ENTRIES SUPPLIED:
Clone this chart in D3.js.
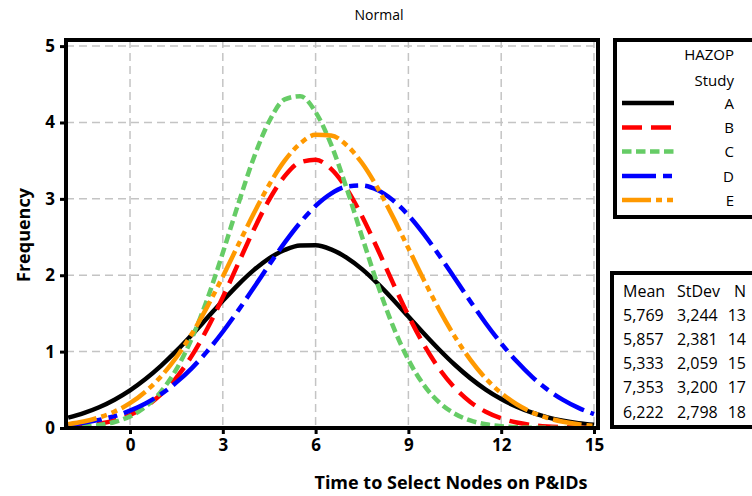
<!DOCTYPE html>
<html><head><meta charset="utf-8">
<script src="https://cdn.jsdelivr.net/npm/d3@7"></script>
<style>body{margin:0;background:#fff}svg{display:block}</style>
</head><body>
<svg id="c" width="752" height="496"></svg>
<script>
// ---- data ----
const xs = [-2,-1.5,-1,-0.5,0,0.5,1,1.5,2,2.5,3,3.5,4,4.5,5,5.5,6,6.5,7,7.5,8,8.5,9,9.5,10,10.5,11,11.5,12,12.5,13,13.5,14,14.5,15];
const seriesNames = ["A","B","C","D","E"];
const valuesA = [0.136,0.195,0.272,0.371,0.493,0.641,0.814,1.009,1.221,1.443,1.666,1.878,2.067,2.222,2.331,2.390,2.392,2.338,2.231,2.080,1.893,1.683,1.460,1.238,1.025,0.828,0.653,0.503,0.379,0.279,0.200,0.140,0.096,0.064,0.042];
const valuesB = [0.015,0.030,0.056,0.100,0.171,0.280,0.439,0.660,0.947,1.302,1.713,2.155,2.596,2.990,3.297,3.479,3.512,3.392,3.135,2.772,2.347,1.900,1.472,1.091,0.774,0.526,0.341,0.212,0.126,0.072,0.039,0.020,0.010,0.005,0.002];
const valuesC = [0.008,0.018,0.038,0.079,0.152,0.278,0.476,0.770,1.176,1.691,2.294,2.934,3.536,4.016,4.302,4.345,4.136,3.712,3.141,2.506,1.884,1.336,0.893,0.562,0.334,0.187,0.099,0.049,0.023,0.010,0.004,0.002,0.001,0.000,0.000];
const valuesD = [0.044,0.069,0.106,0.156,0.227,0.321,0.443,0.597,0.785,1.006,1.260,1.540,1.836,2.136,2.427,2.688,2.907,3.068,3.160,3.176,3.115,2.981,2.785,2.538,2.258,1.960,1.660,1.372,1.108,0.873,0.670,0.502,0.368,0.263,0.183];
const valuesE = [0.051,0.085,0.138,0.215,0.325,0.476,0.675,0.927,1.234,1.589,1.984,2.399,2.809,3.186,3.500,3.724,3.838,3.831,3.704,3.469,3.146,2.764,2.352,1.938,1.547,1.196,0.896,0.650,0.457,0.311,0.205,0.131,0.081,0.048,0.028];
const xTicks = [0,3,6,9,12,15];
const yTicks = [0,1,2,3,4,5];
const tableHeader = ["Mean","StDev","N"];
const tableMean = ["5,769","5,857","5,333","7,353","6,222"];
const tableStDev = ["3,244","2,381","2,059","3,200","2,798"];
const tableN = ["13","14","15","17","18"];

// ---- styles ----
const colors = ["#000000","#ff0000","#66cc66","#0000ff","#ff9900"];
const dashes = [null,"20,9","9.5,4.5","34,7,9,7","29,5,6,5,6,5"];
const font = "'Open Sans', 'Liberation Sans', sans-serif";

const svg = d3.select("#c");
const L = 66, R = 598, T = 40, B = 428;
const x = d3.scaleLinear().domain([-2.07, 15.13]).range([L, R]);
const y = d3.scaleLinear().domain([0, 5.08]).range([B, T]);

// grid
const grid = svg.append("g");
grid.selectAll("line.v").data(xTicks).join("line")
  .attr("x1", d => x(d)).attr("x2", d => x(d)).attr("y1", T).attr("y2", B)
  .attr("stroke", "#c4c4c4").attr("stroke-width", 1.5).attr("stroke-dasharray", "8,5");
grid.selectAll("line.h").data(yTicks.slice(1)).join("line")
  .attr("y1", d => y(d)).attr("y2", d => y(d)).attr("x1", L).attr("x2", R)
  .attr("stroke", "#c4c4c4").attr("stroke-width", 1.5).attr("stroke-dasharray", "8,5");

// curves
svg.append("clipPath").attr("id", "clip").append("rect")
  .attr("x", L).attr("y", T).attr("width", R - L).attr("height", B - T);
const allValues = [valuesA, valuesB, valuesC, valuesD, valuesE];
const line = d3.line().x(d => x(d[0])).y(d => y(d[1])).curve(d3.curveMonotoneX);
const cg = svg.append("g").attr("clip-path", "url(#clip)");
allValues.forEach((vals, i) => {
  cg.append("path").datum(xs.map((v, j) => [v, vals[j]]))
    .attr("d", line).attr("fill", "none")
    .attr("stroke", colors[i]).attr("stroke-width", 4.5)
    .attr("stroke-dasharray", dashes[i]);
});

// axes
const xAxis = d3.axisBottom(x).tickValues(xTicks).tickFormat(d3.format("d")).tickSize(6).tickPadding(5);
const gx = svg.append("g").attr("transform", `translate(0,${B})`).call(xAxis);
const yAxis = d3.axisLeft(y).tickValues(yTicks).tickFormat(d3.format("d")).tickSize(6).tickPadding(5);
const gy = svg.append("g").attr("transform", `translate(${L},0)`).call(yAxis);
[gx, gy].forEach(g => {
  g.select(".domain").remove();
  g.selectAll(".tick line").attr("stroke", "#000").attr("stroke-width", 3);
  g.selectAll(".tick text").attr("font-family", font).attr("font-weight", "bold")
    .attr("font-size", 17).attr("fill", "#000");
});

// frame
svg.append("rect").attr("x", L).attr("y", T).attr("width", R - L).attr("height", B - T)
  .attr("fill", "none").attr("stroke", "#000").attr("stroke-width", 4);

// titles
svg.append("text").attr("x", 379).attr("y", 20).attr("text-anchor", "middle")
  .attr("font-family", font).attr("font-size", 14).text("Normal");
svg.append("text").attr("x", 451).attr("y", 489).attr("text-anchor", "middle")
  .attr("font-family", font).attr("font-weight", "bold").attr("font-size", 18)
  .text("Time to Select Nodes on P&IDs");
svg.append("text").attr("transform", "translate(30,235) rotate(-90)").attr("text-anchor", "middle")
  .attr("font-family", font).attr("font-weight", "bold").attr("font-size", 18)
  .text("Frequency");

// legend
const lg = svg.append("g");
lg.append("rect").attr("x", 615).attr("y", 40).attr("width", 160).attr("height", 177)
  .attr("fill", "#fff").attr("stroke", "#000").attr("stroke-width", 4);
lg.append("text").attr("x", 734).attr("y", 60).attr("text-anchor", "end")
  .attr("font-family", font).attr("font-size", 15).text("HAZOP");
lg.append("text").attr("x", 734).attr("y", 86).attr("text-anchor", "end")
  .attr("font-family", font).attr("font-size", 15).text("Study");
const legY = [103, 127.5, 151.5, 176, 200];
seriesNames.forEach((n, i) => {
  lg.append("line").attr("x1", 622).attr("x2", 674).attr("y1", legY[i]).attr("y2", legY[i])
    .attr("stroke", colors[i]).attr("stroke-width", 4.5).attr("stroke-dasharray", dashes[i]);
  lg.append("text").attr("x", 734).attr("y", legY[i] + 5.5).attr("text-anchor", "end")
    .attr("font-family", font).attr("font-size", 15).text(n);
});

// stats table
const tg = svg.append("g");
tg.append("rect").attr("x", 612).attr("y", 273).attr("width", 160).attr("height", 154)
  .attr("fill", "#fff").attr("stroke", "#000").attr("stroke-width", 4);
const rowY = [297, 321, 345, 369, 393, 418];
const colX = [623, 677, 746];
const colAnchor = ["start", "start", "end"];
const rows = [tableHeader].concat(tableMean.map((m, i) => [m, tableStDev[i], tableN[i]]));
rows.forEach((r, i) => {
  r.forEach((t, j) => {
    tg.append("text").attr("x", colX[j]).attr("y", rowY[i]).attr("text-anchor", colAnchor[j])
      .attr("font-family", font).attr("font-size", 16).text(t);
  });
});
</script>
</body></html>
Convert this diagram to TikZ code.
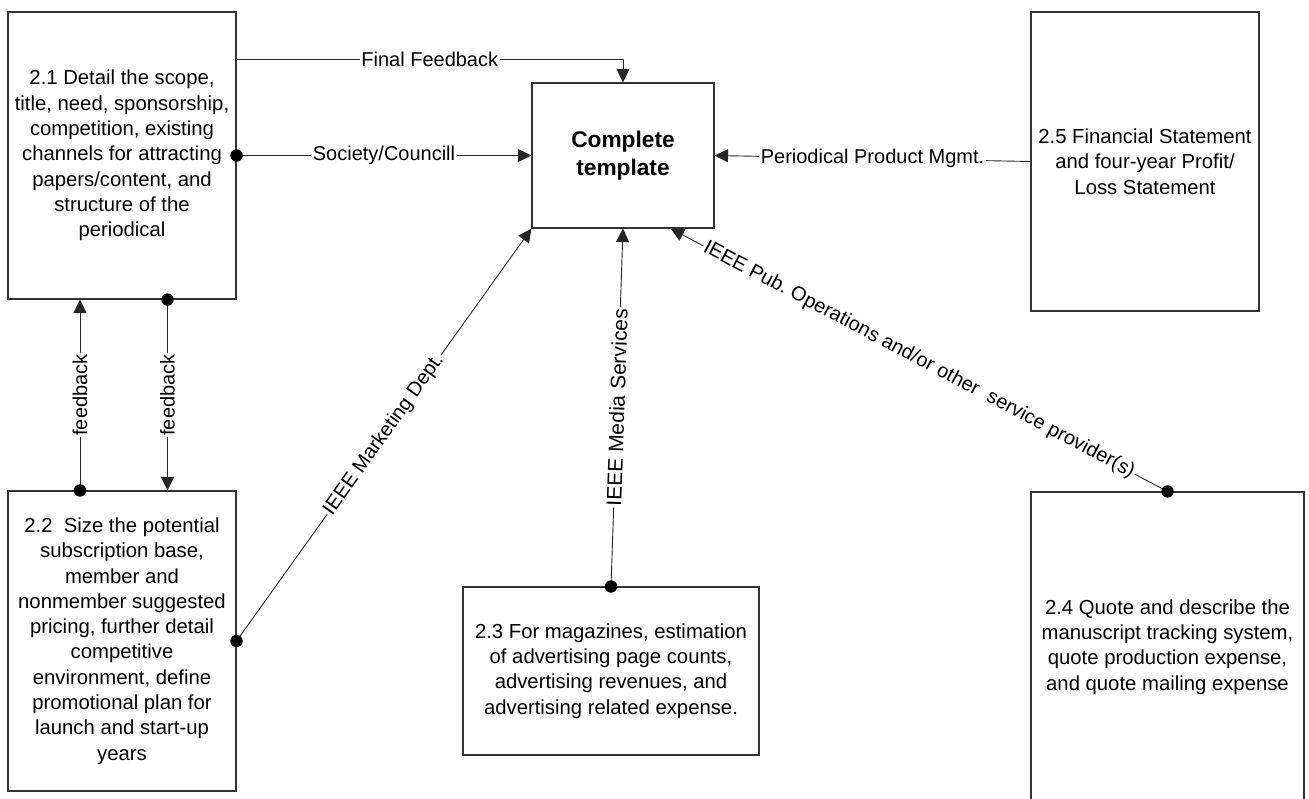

INSTRUCTIONS TO FOLLOW:
Print every entry above again without changing a word, and omit the pictures.

SOLUTION:
Clone this chart in D3.js.
<!DOCTYPE html>
<html><head><meta charset="utf-8">
<script src="https://cdn.jsdelivr.net/npm/d3@7"></script>
<style>body{margin:0;background:#fff}svg{display:block}</style>
</head><body>
<svg id="c" width="752" height="496"></svg>
<script>
// ---- data ----
const xs = [-2,-1.5,-1,-0.5,0,0.5,1,1.5,2,2.5,3,3.5,4,4.5,5,5.5,6,6.5,7,7.5,8,8.5,9,9.5,10,10.5,11,11.5,12,12.5,13,13.5,14,14.5,15];
const seriesNames = ["A","B","C","D","E"];
const valuesA = [0.136,0.195,0.272,0.371,0.493,0.641,0.814,1.009,1.221,1.443,1.666,1.878,2.067,2.222,2.331,2.390,2.392,2.338,2.231,2.080,1.893,1.683,1.460,1.238,1.025,0.828,0.653,0.503,0.379,0.279,0.200,0.140,0.096,0.064,0.042];
const valuesB = [0.015,0.030,0.056,0.100,0.171,0.280,0.439,0.660,0.947,1.302,1.713,2.155,2.596,2.990,3.297,3.479,3.512,3.392,3.135,2.772,2.347,1.900,1.472,1.091,0.774,0.526,0.341,0.212,0.126,0.072,0.039,0.020,0.010,0.005,0.002];
const valuesC = [0.008,0.018,0.038,0.079,0.152,0.278,0.476,0.770,1.176,1.691,2.294,2.934,3.536,4.016,4.302,4.345,4.136,3.712,3.141,2.506,1.884,1.336,0.893,0.562,0.334,0.187,0.099,0.049,0.023,0.010,0.004,0.002,0.001,0.000,0.000];
const valuesD = [0.044,0.069,0.106,0.156,0.227,0.321,0.443,0.597,0.785,1.006,1.260,1.540,1.836,2.136,2.427,2.688,2.907,3.068,3.160,3.176,3.115,2.981,2.785,2.538,2.258,1.960,1.660,1.372,1.108,0.873,0.670,0.502,0.368,0.263,0.183];
const valuesE = [0.051,0.085,0.138,0.215,0.325,0.476,0.675,0.927,1.234,1.589,1.984,2.399,2.809,3.186,3.500,3.724,3.838,3.831,3.704,3.469,3.146,2.764,2.352,1.938,1.547,1.196,0.896,0.650,0.457,0.311,0.205,0.131,0.081,0.048,0.028];
const xTicks = [0,3,6,9,12,15];
const yTicks = [0,1,2,3,4,5];
const tableHeader = ["Mean","StDev","N"];
const tableMean = ["5,769","5,857","5,333","7,353","6,222"];
const tableStDev = ["3,244","2,381","2,059","3,200","2,798"];
const tableN = ["13","14","15","17","18"];

// ---- styles ----
const colors = ["#000000","#ff0000","#66cc66","#0000ff","#ff9900"];
const dashes = [null,"20,9","9.5,4.5","34,7,9,7","29,5,6,5,6,5"];
const font = "'Open Sans', 'Liberation Sans', sans-serif";

const svg = d3.select("#c");
const L = 66, R = 598, T = 40, B = 428;
const x = d3.scaleLinear().domain([-2.07, 15.13]).range([L, R]);
const y = d3.scaleLinear().domain([0, 5.08]).range([B, T]);

// grid
const grid = svg.append("g");
grid.selectAll("line.v").data(xTicks).join("line")
  .attr("x1", d => x(d)).attr("x2", d => x(d)).attr("y1", T).attr("y2", B)
  .attr("stroke", "#c4c4c4").attr("stroke-width", 1.5).attr("stroke-dasharray", "8,5");
grid.selectAll("line.h").data(yTicks.slice(1)).join("line")
  .attr("y1", d => y(d)).attr("y2", d => y(d)).attr("x1", L).attr("x2", R)
  .attr("stroke", "#c4c4c4").attr("stroke-width", 1.5).attr("stroke-dasharray", "8,5");

// curves
svg.append("clipPath").attr("id", "clip").append("rect")
  .attr("x", L).attr("y", T).attr("width", R - L).attr("height", B - T);
const allValues = [valuesA, valuesB, valuesC, valuesD, valuesE];
const line = d3.line().x(d => x(d[0])).y(d => y(d[1])).curve(d3.curveMonotoneX);
const cg = svg.append("g").attr("clip-path", "url(#clip)");
allValues.forEach((vals, i) => {
  cg.append("path").datum(xs.map((v, j) => [v, vals[j]]))
    .attr("d", line).attr("fill", "none")
    .attr("stroke", colors[i]).attr("stroke-width", 4.5)
    .attr("stroke-dasharray", dashes[i]);
});

// axes
const xAxis = d3.axisBottom(x).tickValues(xTicks).tickFormat(d3.format("d")).tickSize(6).tickPadding(5);
const gx = svg.append("g").attr("transform", `translate(0,${B})`).call(xAxis);
const yAxis = d3.axisLeft(y).tickValues(yTicks).tickFormat(d3.format("d")).tickSize(6).tickPadding(5);
const gy = svg.append("g").attr("transform", `translate(${L},0)`).call(yAxis);
[gx, gy].forEach(g => {
  g.select(".domain").remove();
  g.selectAll(".tick line").attr("stroke", "#000").attr("stroke-width", 3);
  g.selectAll(".tick text").attr("font-family", font).attr("font-weight", "bold")
    .attr("font-size", 17).attr("fill", "#000");
});

// frame
svg.append("rect").attr("x", L).attr("y", T).attr("width", R - L).attr("height", B - T)
  .attr("fill", "none").attr("stroke", "#000").attr("stroke-width", 4);

// titles
svg.append("text").attr("x", 379).attr("y", 20).attr("text-anchor", "middle")
  .attr("font-family", font).attr("font-size", 14).text("Normal");
svg.append("text").attr("x", 451).attr("y", 489).attr("text-anchor", "middle")
  .attr("font-family", font).attr("font-weight", "bold").attr("font-size", 18)
  .text("Time to Select Nodes on P&IDs");
svg.append("text").attr("transform", "translate(30,235) rotate(-90)").attr("text-anchor", "middle")
  .attr("font-family", font).attr("font-weight", "bold").attr("font-size", 18)
  .text("Frequency");

// legend
const lg = svg.append("g");
lg.append("rect").attr("x", 615).attr("y", 40).attr("width", 160).attr("height", 177)
  .attr("fill", "#fff").attr("stroke", "#000").attr("stroke-width", 4);
lg.append("text").attr("x", 734).attr("y", 60).attr("text-anchor", "end")
  .attr("font-family", font).attr("font-size", 15).text("HAZOP");
lg.append("text").attr("x", 734).attr("y", 86).attr("text-anchor", "end")
  .attr("font-family", font).attr("font-size", 15).text("Study");
const legY = [103, 127.5, 151.5, 176, 200];
seriesNames.forEach((n, i) => {
  lg.append("line").attr("x1", 622).attr("x2", 674).attr("y1", legY[i]).attr("y2", legY[i])
    .attr("stroke", colors[i]).attr("stroke-width", 4.5).attr("stroke-dasharray", dashes[i]);
  lg.append("text").attr("x", 734).attr("y", legY[i] + 5.5).attr("text-anchor", "end")
    .attr("font-family", font).attr("font-size", 15).text(n);
});

// stats table
const tg = svg.append("g");
tg.append("rect").attr("x", 612).attr("y", 273).attr("width", 160).attr("height", 154)
  .attr("fill", "#fff").attr("stroke", "#000").attr("stroke-width", 4);
const rowY = [297, 321, 345, 369, 393, 418];
const colX = [623, 677, 746];
const colAnchor = ["start", "start", "end"];
const rows = [tableHeader].concat(tableMean.map((m, i) => [m, tableStDev[i], tableN[i]]));
rows.forEach((r, i) => {
  r.forEach((t, j) => {
    tg.append("text").attr("x", colX[j]).attr("y", rowY[i]).attr("text-anchor", colAnchor[j])
      .attr("font-family", font).attr("font-size", 16).text(t);
  });
});
</script>
</body></html>
Convert this diagram to TikZ code.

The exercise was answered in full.